Thanks again for all your help.
 

tvdavid

Well-known Member
some times my eyes hurt but turning down the contrast works but you seem much more sensitive
 

Raitziger

Member
Seems like your eyes need OLED. Which is sample and hold. Well technically LCD is also but PWM backlight makes it not.
 

Mikekeys

Novice Member
Maybe some bias lighting would help behind the TV?
Thanks Bob.....tried bias lighting. Even tried different bulbs and different room lighting on addition to bias lighting......it's definitely some sort of flicker.......either pwm or to do with motionflow.
 

Mikekeys

Novice Member
The Q6FN will use PWM, so it might not be PWM that you're sensitive too.

Maybe you could try a TV that has the least stutter. If you don't want to go with an OLED, a low-end LCD TV with more blur. The LG UN7300 would be a good one to try.
Thanks Dodgexander, may look into that model.
 

Raitziger

Member
Also Sony PWM is high and fixed. Samsung drops to 120Hz in many modes which causes eye strain to many people. Also visit rtings.com. They test US models but most have same TV under different name in Europe. They actually test for PWM and you can see how they do. Sony X900H((X90H) and X950H (X95H) have fixed 720 HZ PWM. Image Flicker Of TVs: Black Frame Insertion
 

Mikekeys

Novice Member
Also Sony PWM is high and fixed. Samsung drops to 120Hz in many modes which causes eye strain to many people. Also visit rtings.com. They test US models but most have same TV under different name in Europe. They actually test for PWM and you can see how they do. Sony X900H((X90H) and X950H (X95H) have fixed 720 HZ PWM. Image Flicker Of TVs: Black Frame Insertion
Thanks Raitziger. Perhaps I am barking up the wrong tree with the pwm as I can watch my partners QE55Q6FNA with no problems. Thanks for things recommendation.......I managed to find that excellent site and noted the frequency of pwm for my Sony 9505.
 

Raitziger

Member
Ok. Then it might be the motion settings. black frame insertion causes flicker and that should be always off.(it is called motion clear or something)
 
Last edited:

Loopthrough

Member
PWM debate is sketchy. I don't buy it.

The only people trying to say PWM causes issues are people trying to sell you a flicker free display.

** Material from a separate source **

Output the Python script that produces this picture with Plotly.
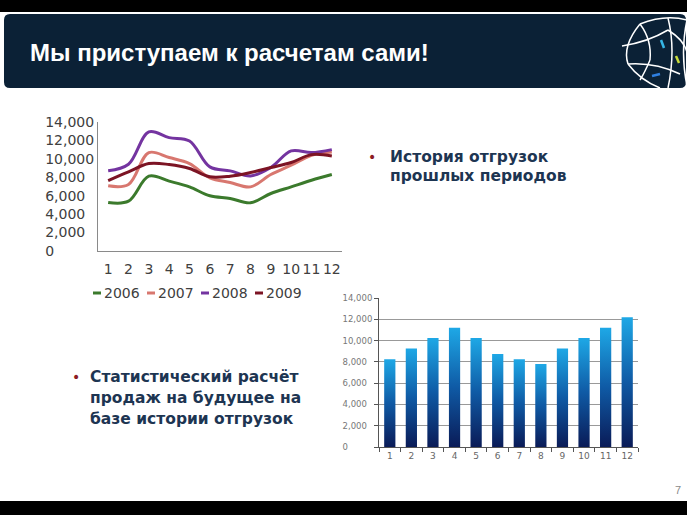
import plotly.graph_objects as go

W, H = 687, 515

months = list(range(1, 13))
month_labels = [str(m) for m in months]

sales_2006 = [5270, 5410, 8120, 7580, 6960, 5990, 5700, 5230, 6240, 6960, 7680, 8300]
sales_2007 = [7070, 7220, 10680, 10140, 9490, 7940, 7430, 6960, 8300, 9310, 10390, 10750]
sales_2008 = [8700, 9420, 12920, 12300, 11940, 9130, 8700, 8150, 9060, 10860, 10680, 11000]
sales_2009 = [7650, 8590, 9490, 9380, 8950, 8050, 8120, 8520, 9060, 9600, 10460, 10320]

forecast = [8250, 9250, 10250, 11200, 10250, 8750, 8250, 7800, 9250, 10250, 11200, 12200]

y_ticks = list(range(0, 14001, 2000))

series = [
    ("2006", sales_2006, "#3b7a2c"),
    ("2007", sales_2007, "#d8776f"),
    ("2008", sales_2008, "#7434a0"),
    ("2009", sales_2009, "#7c1424"),
]


def fx(x):
    return x / W


def fy(y):
    return 1 - y / H


def left_label(v):
    # the slide's value labels are left aligned: pad with figure / punctuation spaces
    s = f"{v:,}"
    widest = f"{max(y_ticks):,}"
    digits = sum(c.isdigit() for c in widest) - sum(c.isdigit() for c in s)
    commas = widest.count(",") - s.count(",")
    return s + "\u2007" * digits + "\u2008" * commas


y_labels = [left_label(v) for v in y_ticks]

fig = go.Figure()

# history lines
for name, vals, color in series:
    fig.add_trace(go.Scatter(
        x=months, y=vals, name=name, mode="lines",
        line=dict(color=color, width=3, shape="spline", smoothing=1.0),
        xaxis="x", yaxis="y", showlegend=False,
    ))

# forecast bars with a vertical gradient (one filled polygon per bar)
half = 0.26
for m, v in zip(months, forecast):
    fig.add_trace(go.Scatter(
        x=[m - half, m + half, m + half, m - half, m - half],
        y=[0, 0, v, v, 0],
        mode="lines", fill="toself", line=dict(width=0),
        fillgradient=dict(type="vertical",
                          colorscale=[[0, "#0a1b57"], [0.5, "#0f5aa5"], [1, "#1ea8e6"]]),
        xaxis="x2", yaxis="y2", showlegend=False, hoverinfo="skip",
    ))

tick_font = "DejaVu Sans, Verdana, sans-serif"

fig.update_layout(
    width=W, height=H,
    margin=dict(l=0, r=0, t=0, b=0, pad=0, autoexpand=False),
    paper_bgcolor="white", plot_bgcolor="rgba(0,0,0,0)",
    font=dict(family="Liberation Sans, Arial, sans-serif"),
    xaxis=dict(
        domain=[fx(98), fx(342)], range=[0.5, 12.5],
        tickvals=months, ticktext=month_labels,
        showgrid=False, zeroline=False, showline=True, linecolor="#8a8a8a", linewidth=1,
        ticks="outside", ticklen=5, tickcolor="rgba(0,0,0,0)",
        tickfont=dict(size=14, color="#404040", family=tick_font), anchor="y",
    ),
    yaxis=dict(
        domain=[fy(251), fy(122)], range=[0, 14000],
        tickvals=y_ticks, ticktext=y_labels,
        showgrid=False, zeroline=False, showline=True, linecolor="#8a8a8a", linewidth=1,
        tickfont=dict(size=14, color="#404040", family=tick_font), anchor="x",
    ),
    xaxis2=dict(
        domain=[fx(379), fx(638)], range=[0.5, 12.5],
        tickvals=months, ticktext=month_labels,
        showgrid=False, zeroline=False, showline=True, linecolor="#555555", linewidth=1,
        ticks="", tickfont=dict(size=9, color="#666666", family=tick_font),
        minor=dict(tickvals=[m + 0.5 for m in range(0, 13)], ticks="outside",
                   ticklen=4, tickcolor="#555555", showgrid=False),
        anchor="y2",
    ),
    yaxis2=dict(
        domain=[fy(447), fy(298)], range=[0, 14000],
        tickvals=y_ticks, ticktext=y_labels,
        showgrid=True, gridcolor="#999999", gridwidth=1,
        zeroline=False, showline=True, linecolor="#555555", linewidth=1,
        ticks="outside", ticklen=4, tickcolor="#555555",
        tickfont=dict(size=8.5, color="#777777", family=tick_font), anchor="x2",
    ),
)

# slide frame: black bands and header bar
fig.add_shape(type="rect", xref="paper", yref="paper",
              x0=0, x1=1, y0=fy(12), y1=1, fillcolor="black", line=dict(width=0), layer="below")
fig.add_shape(type="rect", xref="paper", yref="paper",
              x0=0, x1=1, y0=0, y1=fy(501), fillcolor="black", line=dict(width=0), layer="below")

r = 6
x0, x1, y0, y1 = 4, 686, 14, 88
pts = [
    ("M", x0 + r, y0), ("L", x1 - r, y0), ("Q", x1, y0, x1, y0 + r),
    ("L", x1, y1 - r), ("Q", x1, y1, x1 - r, y1), ("L", x0 + r, y1),
    ("Q", x0, y1, x0, y1 - r), ("L", x0, y0 + r), ("Q", x0, y0, x0 + r, y0),
]
path = ""
for p in pts:
    cmd, coords = p[0], p[1:]
    path += cmd + " " + " ".join(
        f"{fx(coords[i]):.5f},{fy(coords[i + 1]):.5f}" for i in range(0, len(coords), 2)) + " "
fig.add_shape(type="path", xref="paper", yref="paper", path=path + "Z",
              fillcolor="#0b2136", line=dict(width=0), layer="below")

# rough logo lines
logo = [
    [(640, 24), (665, 14), (687, 20)],
    [(640, 24), (622, 46), (628, 64)],
    [(628, 64), (640, 80), (660, 88)],
    [(622, 46), (648, 42), (668, 30)],
    [(628, 64), (655, 62), (680, 74)],
    [(668, 18), (676, 50), (668, 88)],
    [(640, 24), (652, 40), (650, 60)],
    [(650, 60), (645, 72), (640, 80)],
    [(668, 30), (684, 40), (687, 52)],
    [(687, 20), (680, 52), (687, 86)],
]
for a, c, b in logo:
    p = f"M {fx(a[0]):.5f},{fy(a[1]):.5f} Q {fx(c[0]):.5f},{fy(c[1]):.5f} {fx(b[0]):.5f},{fy(b[1]):.5f}"
    fig.add_shape(type="path", xref="paper", yref="paper", path=p,
                  line=dict(color="white", width=1.5))
for (a, b, col) in [((661, 40), (664, 48), "#35b6e6"), ((676, 56), (679, 63), "#c8dc3a"),
                    ((652, 76), (660, 74), "#2f7fe0")]:
    fig.add_shape(type="line", xref="paper", yref="paper",
                  x0=fx(a[0]), y0=fy(a[1]), x1=fx(b[0]), y1=fy(b[1]),
                  line=dict(color=col, width=2.5))


# texts
def note(x, y, text, size, color, bold=False, xanchor="left", family="Liberation Sans, Arial, sans-serif"):
    fig.add_annotation(x=fx(x), y=fy(y), xref="paper", yref="paper", showarrow=False,
                       text=f"<b>{text}</b>" if bold else text, xanchor=xanchor, yanchor="middle",
                       font=dict(size=size, color=color, family=family))


note(28, 52, "Мы приступаем к расчетам сами!", 24, "white", bold=True)

body = "DejaVu Sans, Verdana, sans-serif"
note(366, 157, "•", 14, "#8c1c24", family=body)
note(388, 157, "История отгрузок", 15.5, "#1d3552", bold=True, family=body)
note(388, 176, "прошлых периодов", 15.5, "#1d3552", bold=True, family=body)

note(70, 377, "•", 14, "#8c1c24", family=body)
note(88, 377, "Статистический расчёт", 15.5, "#1d3552", bold=True, family=body)
note(88, 398, "продаж на будущее на", 15.5, "#1d3552", bold=True, family=body)
note(88, 419, "базе истории отгрузок", 15.5, "#1d3552", bold=True, family=body)

note(683, 490, "7", 11, "#8a8a8a", xanchor="right")

# legend of the line chart
leg_x = [93, 147, 201, 255]
for (name, vals, color), lx in zip(series, leg_x):
    fig.add_shape(type="line", xref="paper", yref="paper",
                  x0=fx(lx), x1=fx(lx + 8), y0=fy(293), y1=fy(293),
                  line=dict(color=color, width=3))
    note(lx + 9, 293, name, 14, "#404040", family=tick_font)

fig.write_html("out.html", config=dict(displayModeBar=False),
               post_script="document.body.style.margin='0';")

Technically, with light in the room, it would negate any PWM "flicker", which in itself never truly goes down to black like a strobe as an LED doesn't fade off to black that fast not to catch itself again when it brightens back up. Cameras filming a screen exaggerate the effect mostly due to the "rolling shutter" effect and of course a shutter speed mismatch. That doesn't mean it really looks like that strobe flickering.

More likely: screen too close/large (causing too much in peripheral vision which causes headaches in people who get motion sickness), screen too bright/room too dark and BFI turned on. Most likely cause is a screen too bright and close.